[start]
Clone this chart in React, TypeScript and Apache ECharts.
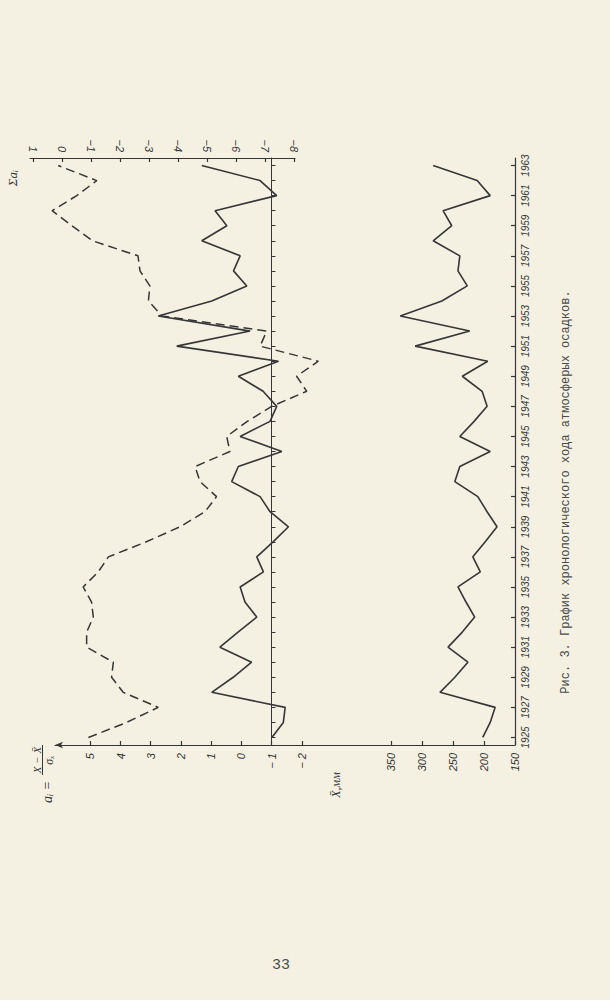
import React, { useEffect, useRef } from "react";
import * as echarts from "echarts";

// Years (vertical axis of the rotated page)
const years = [
  1925, 1926, 1927, 1928, 1929, 1930, 1931, 1932, 1933, 1934,
  1935, 1936, 1937, 1938, 1939, 1940, 1941, 1942, 1943, 1944,
  1945, 1946, 1947, 1948, 1949, 1950, 1951, 1952, 1953, 1954,
  1955, 1956, 1957, 1958, 1959, 1960, 1961, 1962, 1963,
];
const yearLabels = [
  1925, 1927, 1929, 1931, 1933, 1935, 1937, 1939, 1941, 1943,
  1945, 1947, 1949, 1951, 1953, 1955, 1957, 1959, 1961, 1963,
];

// Tick labels
const aiTicks = [5, 4, 3, 2, 1, 0, -1, -2];
const sumTicks = [1, 0, -1, -2, -3, -4, -5, -6, -7, -8];
const precipTicks = [150, 200, 250, 300, 350];

// a_i = (X - X̄)/σ  (solid line, upper panel)
const aiValues = [
  -1.01, -1.39, -1.45, 0.98, 0.27, -0.34, 0.71, 0.11, -0.51, -0.12,
  0.04, -0.73, -0.51, -1.05, -1.56, -0.95, -0.62, 0.32, 0.1, -1.34,
  0.04, -0.95, -1.17, -0.72, 0.1, -1.23, 2.14, -0.29, 2.75, 0.98,
  -0.18, 0.26, 0.04, 1.31, 0.48, 0.87, -1.17, -0.62, 1.31,
];

// Σ a_i (dashed line)
const sumValues = [
  -0.91, -2.23, -3.32, -2.11, -1.71, -1.77, -0.85, -0.85, -1.08, -1.02,
  -0.73, -1.25, -1.6, -2.91, -4.07, -4.93, -5.33, -4.76, -4.59, -5.79,
  -5.68, -6.39, -7.23, -8.44, -8.09, -8.84, -6.83, -7.06, -3.45, -2.98,
  -3.03, -2.69, -2.62, -1.05, -0.34, 0.34, -0.51, -1.2, 0.13,
];

// Precipitation, mm (lower panel)
const precipValues = [
  202, 190, 182, 271, 247, 226, 258, 235, 215, 229,
  242, 206, 218, 198, 179, 195, 210, 247, 239, 190,
  239, 216, 195, 203, 235, 194, 311, 223, 335, 268,
  227, 242, 239, 282, 252, 266, 190, 211, 282,
];

const INK = "#363636";
const PAPER = "#f4f1e2";
const LABEL_FONT = "'Liberation Sans Narrow', 'Liberation Sans', sans-serif";

export default function App() {
  const ref = useRef<HTMLDivElement>(null);

  useEffect(() => {
    const chart = echarts.init(ref.current as HTMLDivElement, null, { renderer: "svg" });
    const axisLineStyle = { color: INK, width: 1.2 };
    const label = {
      fontFamily: LABEL_FONT,
      fontStyle: "italic",
      fontSize: 11,
      color: INK,
    };
    const yRange = { min: 1924.5, max: 1963.5 };
    const neg = (v: number) => (v < 0 ? "− " + Math.abs(v) : String(v));

    chart.setOption({
      animation: false,
      backgroundColor: PAPER,
      grid: [
        // 0: a_i panel (full width, shares bottom line)
        { left: 55, top: 158, width: 460, height: 587, outerBoundsMode: "none" },
        // 1: precipitation panel
        { left: 360, top: 158, width: 155, height: 587, outerBoundsMode: "none" },
        // 2: Σ a_i data grid (wide, so the dashed line is never cut)
        { left: 30, top: 158, width: 330, height: 587, outerBoundsMode: "none" },
        // 3: Σ a_i visible top scale
        { left: 30, top: 158, width: 265, height: 587, outerBoundsMode: "none" },
      ],
      xAxis: [
        {
          gridIndex: 0,
          type: "value",
          position: "bottom",
          inverse: true,
          min: -9.06,
          max: 6.17,
          axisLine: {
            show: true,
            onZero: false,
            symbol: ["arrow", "none"],
            symbolSize: [5, 8],
            lineStyle: axisLineStyle,
          },
          axisTick: { show: true, inside: true, length: 4, customValues: aiTicks, lineStyle: axisLineStyle },
          axisLabel: { show: true, customValues: aiTicks, rotate: 90, margin: 8, formatter: neg, ...label },
          splitLine: { show: false },
        },
        {
          gridIndex: 1,
          type: "value",
          position: "bottom",
          inverse: true,
          min: 150,
          max: 400,
          axisLine: { show: false, onZero: false },
          axisTick: { show: true, inside: true, length: 4, customValues: precipTicks, lineStyle: axisLineStyle },
          axisLabel: { show: true, customValues: precipTicks, rotate: 90, margin: 8, formatter: (v: number) => String(v), ...label },
          splitLine: { show: false },
        },
        {
          gridIndex: 2,
          type: "value",
          show: false,
          inverse: true,
          min: -10.276,
          max: 1.103,
        },
        {
          gridIndex: 3,
          type: "value",
          position: "top",
          inverse: true,
          min: -8.035,
          max: 1.103,
          axisLine: { show: true, onZero: false, lineStyle: axisLineStyle },
          axisTick: { show: true, inside: true, length: 4, customValues: sumTicks, lineStyle: axisLineStyle },
          axisLabel: {
            show: true,
            customValues: sumTicks,
            rotate: 90,
            margin: 6,
            formatter: (v: number) => (v < 0 ? "−" + Math.abs(v) : String(v)),
            ...label,
          },
          splitLine: { show: false },
        },
      ],
      yAxis: [
        {
          gridIndex: 0,
          type: "value",
          position: "right",
          ...yRange,
          axisLine: { show: true, onZero: false, lineStyle: axisLineStyle },
          axisTick: { show: true, inside: true, length: 4, customValues: yearLabels, lineStyle: axisLineStyle },
          axisLabel: {
            show: true,
            customValues: yearLabels,
            rotate: 90,
            margin: 5,
            formatter: (v: number) => String(v),
            ...label,
            fontSize: 10,
          },
          splitLine: { show: false },
        },
        {
          gridIndex: 0,
          type: "value",
          position: "left",
          offset: -216.5,
          ...yRange,
          axisLine: { show: true, onZero: false, lineStyle: { color: INK, width: 1 } },
          axisTick: { show: true, inside: true, length: 4, customValues: years, lineStyle: { color: INK, width: 1 } },
          axisLabel: { show: false },
          splitLine: { show: false },
        },
        { gridIndex: 1, type: "value", show: false, ...yRange },
        { gridIndex: 2, type: "value", show: false, ...yRange },
        { gridIndex: 3, type: "value", show: false, ...yRange },
      ],
      series: [
        {
          name: "a_i",
          type: "line",
          xAxisIndex: 0,
          yAxisIndex: 0,
          data: years.map((y, i) => [aiValues[i], y]),
          symbol: "none",
          clip: false,
          lineStyle: { color: INK, width: 1.6 },
        },
        {
          name: "sum",
          type: "line",
          xAxisIndex: 2,
          yAxisIndex: 3,
          data: years.map((y, i) => [sumValues[i], y]),
          symbol: "none",
          clip: false,
          lineStyle: { color: INK, width: 1.5, type: [9, 5] },
        },
        {
          name: "precip",
          type: "line",
          xAxisIndex: 1,
          yAxisIndex: 2,
          data: years.map((y, i) => [precipValues[i], y]),
          symbol: "none",
          clip: false,
          lineStyle: { color: INK, width: 1.6 },
        },
      ],
      graphic: [
        {
          type: "text",
          x: 12,
          y: 178,
          rotation: Math.PI / 2,
          style: {
            text: "Σaᵢ",
            font: "italic 13px 'Liberation Serif', serif",
            fill: INK,
            align: "center",
            verticalAlign: "middle",
          },
        },
        {
          type: "group",
          x: 47,
          y: 803,
          rotation: Math.PI / 2,
          children: [
            {
              type: "text",
              x: 0,
              y: 0,
              style: { text: "aᵢ =", font: "italic 14px 'Liberation Serif', serif", fill: INK, align: "left", verticalAlign: "middle" },
            },
            {
              type: "text",
              x: 43,
              y: -10,
              style: { text: "X − X̄", font: "italic 11px 'Liberation Serif', serif", fill: INK, align: "center", verticalAlign: "middle" },
            },
            {
              type: "line",
              shape: { x1: 28, y1: -4.5, x2: 58, y2: -4.5 },
              style: { stroke: INK, lineWidth: 1 },
            },
            {
              type: "text",
              x: 43,
              y: 2,
              style: { text: "σₓ", font: "italic 12px 'Liberation Serif', serif", fill: INK, align: "center", verticalAlign: "middle" },
            },
          ],
        },
        {
          type: "text",
          x: 336,
          y: 785,
          rotation: Math.PI / 2,
          style: {
            text: "X̄,мм",
            font: "italic 12px 'Liberation Serif', serif",
            fill: INK,
            align: "center",
            verticalAlign: "middle",
          },
        },
        {
          type: "text",
          x: 566,
          y: 492,
          rotation: Math.PI / 2,
          style: {
            text: "Рис. 3. График хронологического хода атмосферых осадков.",
            font: "12px 'Liberation Mono', monospace",
            fill: "#4a4a4a",
            align: "center",
            verticalAlign: "middle",
          },
        },
        {
          type: "text",
          x: 281,
          y: 965,
          style: {
            text: "33",
            font: "15px 'Liberation Mono', monospace",
            fill: "#4a4a4a",
            align: "center",
            verticalAlign: "middle",
          },
        },
      ],
    });

    return () => {
      chart.dispose();
    };
  }, []);

  return (
    <div
      ref={ref}
      style={{ position: "fixed", left: 0, top: 0, width: 610, height: 1000, background: PAPER }}
    />
  );
}
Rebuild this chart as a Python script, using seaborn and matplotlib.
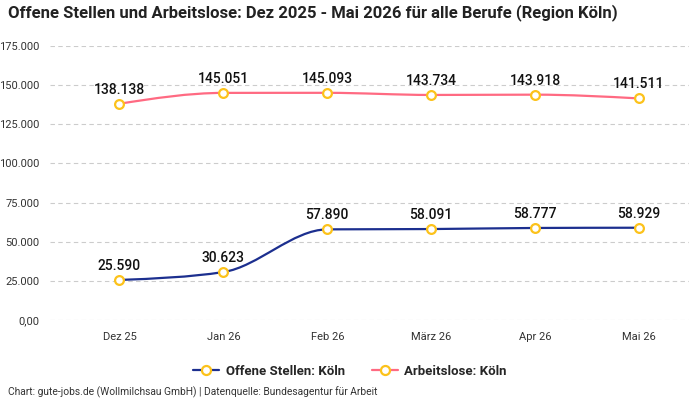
import matplotlib
matplotlib.use("Agg")
import matplotlib.pyplot as plt
import seaborn as sns
import numpy as np
import pandas as pd
from matplotlib.path import Path
from matplotlib.patches import PathPatch
from matplotlib.lines import Line2D
from matplotlib.ticker import FuncFormatter

# data
months = ["Dez 25", "Jan 26", "Feb 26", "März 26", "Apr 26", "Mai 26"]
offene_stellen = [25590, 30623, 57890, 58091, 58777, 58929]
arbeitslose = [138138, 145051, 145093, 143734, 143918, 141511]
series_names = ["Offene Stellen: Köln", "Arbeitslose: Köln"]
y_ticks = [0, 25000, 50000, 75000, 100000, 125000, 150000, 175000]

NAVY = "#1c2f8f"
PINK = "#ff6a82"
YELLOW = "#fcc21b"

sns.set_theme(style="white")
plt.rcParams["font.family"] = ["Roboto", "DejaVu Sans"]


def de_num(v):
    return f"{int(round(v)):,}".replace(",", ".")


def monotone_path(xs, ys):
    # monotone cubic (like d3 curveMonotoneX) as bezier segments
    xs = np.asarray(xs, float)
    ys = np.asarray(ys, float)
    h = np.diff(xs)
    d = np.diff(ys) / h
    n = len(xs)
    m = np.zeros(n)
    for i in range(1, n - 1):
        if d[i - 1] * d[i] <= 0:
            m[i] = 0
        else:
            m[i] = (np.sign(d[i - 1]) + np.sign(d[i])) * min(abs(d[i - 1]), abs(d[i]),
                                                              0.5 * abs((h[i - 1] * d[i] + h[i] * d[i - 1]) / (h[i - 1] + h[i])))
    m[0] = (3 * d[0] - m[1]) / 2
    m[-1] = (3 * d[-1] - m[-2]) / 2
    verts = [(xs[0], ys[0])]
    codes = [Path.MOVETO]
    for i in range(n - 1):
        dx = h[i] / 3
        verts += [(xs[i] + dx, ys[i] + m[i] * dx),
                  (xs[i + 1] - dx, ys[i + 1] - m[i + 1] * dx),
                  (xs[i + 1], ys[i + 1])]
        codes += [Path.CURVE4] * 3
    return Path(verts, codes)


df = pd.DataFrame({
    "month": months * 2,
    "x": list(range(len(months))) * 2,
    "value": offene_stellen + arbeitslose,
    "series": [series_names[0]] * len(months) + [series_names[1]] * len(months),
})

fig = plt.figure(figsize=(7, 4), dpi=100)
ax = fig.add_axes([0.072, 0.2, 0.912, 0.685])

colors = {series_names[0]: NAVY, series_names[1]: PINK}
for name, grp in df.groupby("series", sort=False):
    patch = PathPatch(monotone_path(grp["x"], grp["value"]), facecolor="none",
                      edgecolor=colors[name], lw=1.6, zorder=3)
    ax.add_patch(patch)
    for xv, yv in zip(grp["x"], grp["value"]):
        ax.annotate(de_num(yv), (xv, yv), xytext=(0, 5), textcoords="offset points",
                    ha="center", va="bottom", fontsize=10, color="#111111",
                    fontweight="medium", zorder=5)

sns.scatterplot(data=df, x="x", y="value", ax=ax, s=40, color="white",
                edgecolor=YELLOW, linewidth=1.6, zorder=4, legend=False)

ax.set_xlim(-0.665, 5.48)
ax.set_ylim(0, 175000)
ax.set_yticks(y_ticks)
ax.yaxis.set_major_formatter(FuncFormatter(lambda v, p: "0,00" if v == 0 else de_num(v)))
ax.set_xticks(range(len(months)))
ax.set_xticklabels(months)
ax.set_xlabel("")
ax.set_ylabel("")
ax.tick_params(axis="both", labelsize=8, colors="#333333", length=0)
ax.tick_params(axis="x", pad=9)
ax.tick_params(axis="y", pad=8)
ax.grid(axis="y", color="#cccccc", linestyle=(0, (4, 3)), lw=0.8)
ax.grid(axis="x", visible=False)
sns.despine(ax=ax, left=True, bottom=True)

handles = [Line2D([0], [0], color=c, lw=1.6, marker="o", markersize=6.5,
                  markerfacecolor="white", markeredgecolor=YELLOW, markeredgewidth=1.6)
           for c in (NAVY, PINK)]
fig.legend(handles, series_names, loc="center", bbox_to_anchor=(0.5, 0.072), ncol=2,
           frameon=False, handlelength=2.0, columnspacing=2.0, handletextpad=0.5,
           prop={"weight": "bold", "size": 9.5})

fig.text(0.011, 0.99, "Offene Stellen und Arbeitslose: Dez 2025 - Mai 2026 für alle Berufe (Region Köln)",
         ha="left", va="top", fontsize=12, fontweight="bold", color="#222222")
fig.text(0.011, 0.006, "Chart: gute-jobs.de (Wollmilchsau GmbH) | Datenquelle: Bundesagentur für Arbeit",
         ha="left", va="bottom", fontsize=7.4, color="#333333")

fig.savefig("out.png", dpi=100)
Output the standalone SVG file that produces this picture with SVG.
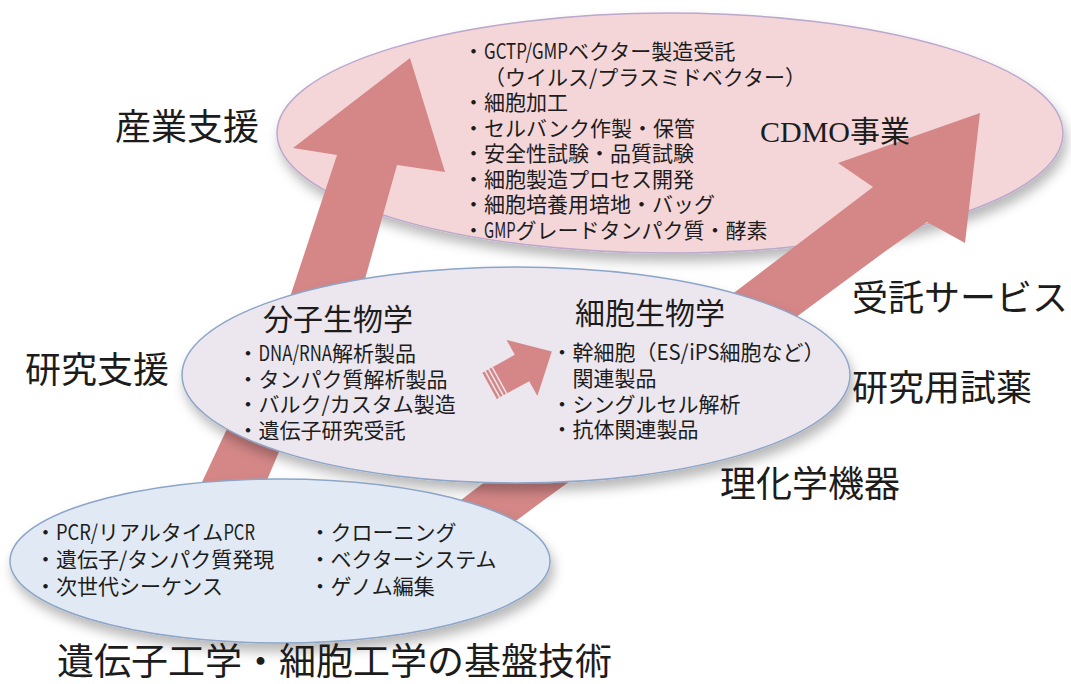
<svg xmlns="http://www.w3.org/2000/svg" width="1071" height="684" viewBox="0 0 1071 684">
<defs>
<filter id="sh" x="-20%" y="-20%" width="140%" height="150%">
<feDropShadow dx="3" dy="8" stdDeviation="6" flood-color="#000" flood-opacity="0.28"/>
</filter>
</defs>
<style>
text{font-family:"Noto Sans CJK JP",sans-serif;fill:#1c1c1c;dominant-baseline:central}
.b{font-size:21px}
.h{font-size:30px}
.lab{font-size:36px}
.arr{fill:#d58787}
</style>
<rect width="1071" height="684" fill="#fff"/>

<g id="node-cdmo">
<ellipse cx="670" cy="133" rx="393" ry="120" fill="#f4d6d9" stroke="#bba8cc" stroke-width="1.5" filter="url(#sh)"/>
<text class="b" x="463" y="50">・<tspan textLength="84" lengthAdjust="spacingAndGlyphs">GCTP/GMP</tspan>ベクター製造受託</text>
<text class="b" x="484" y="75.5">（ウイルス/プラスミドベクター）</text>
<text class="b" x="463" y="101">・細胞加工</text>
<text class="b" x="463" y="126.5">・セルバンク作製・保管</text>
<text class="b" x="463" y="152">・安全性試験・品質試験</text>
<text class="b" x="463" y="177.5">・細胞製造プロセス開発</text>
<text class="b" x="463" y="203">・細胞培養用培地・バッグ</text>
<text class="b" x="463" y="228.5">・<tspan textLength="31.5" lengthAdjust="spacingAndGlyphs">GMP</tspan>グレードタンパク質・酵素</text>
</g>

<g id="connectors">
<path class="arr" d="M410,58 L445,172 L397,165 L360,297 L287,433 L267,480 L255,520 L188,512 L203,480 L225,433 L290,297 L337,155 L293,148 Z"/>
<path class="arr" d="M980,113 L965,243 L927,222 L887,250 L803,312 L544,500 L470,555 L398,548 L461,500 L735,292 L873,187 L838,163 Z"/>
</g>

<g id="label-cdmo">
<text x="760" y="131" style="font-size:30px;font-family:'Liberation Serif','Noto Sans CJK JP',serif">CDMO事業</text>
</g>

<g id="node-research">
<ellipse cx="516" cy="375" rx="334" ry="108" fill="#ece6ef" stroke="#8ca5c8" stroke-width="1.5" filter="url(#sh)"/>
<text class="h" x="263" y="316.5">分子生物学</text>
<text class="b" x="237.5" y="352">・<tspan textLength="73.5" lengthAdjust="spacingAndGlyphs">DNA/RNA</tspan>解析製品</text>
<text class="b" x="237.5" y="377.5">・タンパク質解析製品</text>
<text class="b" x="237.5" y="403">・バルク/カスタム製造</text>
<text class="b" x="237.5" y="428.5">・遺伝子研究受託</text>
<text class="h" x="575" y="311">細胞生物学</text>
<text class="b" x="551.5" y="351">・幹細胞（<tspan textLength="63" lengthAdjust="spacingAndGlyphs">ES/iPS</tspan>細胞など）</text>
<text class="b" x="572.5" y="377">関連製品</text>
<text class="b" x="551.5" y="403">・シングルセル解析</text>
<text class="b" x="551.5" y="428">・抗体関連製品</text>
<g transform="translate(522,368) rotate(-28.8)">
<path class="arr" d="M0,-32 L34,0 L0,32 L0,15 L-25,15 L-25,-15 L0,-15 Z"/>
<rect class="arr" x="-29" y="-15" width="2.5" height="30"/>
<rect class="arr" x="-33" y="-15" width="2.5" height="30"/>
<rect class="arr" x="-37" y="-15" width="2.5" height="30"/>
</g>
</g>

<g id="node-base">
<ellipse cx="280" cy="561" rx="270" ry="82" fill="#e1eaf4" stroke="#8ca5c8" stroke-width="1.5" filter="url(#sh)"/>
<text class="b" x="35" y="531">・<tspan textLength="42" lengthAdjust="spacingAndGlyphs">PCR/</tspan>リアルタイム<tspan textLength="31.5" lengthAdjust="spacingAndGlyphs">PCR</tspan></text>
<text class="b" x="35" y="558">・遺伝子/タンパク質発現</text>
<text class="b" x="35" y="585">・次世代シーケンス</text>
<text class="b" x="309.5" y="531">・クローニング</text>
<text class="b" x="309.5" y="558">・ベクターシステム</text>
<text class="b" x="309.5" y="585">・ゲノム編集</text>
</g>

<g id="labels">
<text class="lab" x="115" y="124">産業支援</text>
<text class="lab" x="25" y="367">研究支援</text>
<text class="lab" x="852" y="295">受託サービス</text>
<text class="lab" x="852" y="385">研究用試薬</text>
<text class="lab" x="720" y="481">理化学機器</text>
<text x="57" y="659" style="font-size:37px">遺伝子工学・細胞工学の基盤技術</text>
</g>
</svg>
[end]
Every line from the top of the material above through the line with "import * as" should be duplicated exactly, please; leave out the pictures.

### Reply
Clone this chart in React, TypeScript and Apache ECharts.
import React, { useEffect, useRef } from "react";
import * as echarts from "echarts";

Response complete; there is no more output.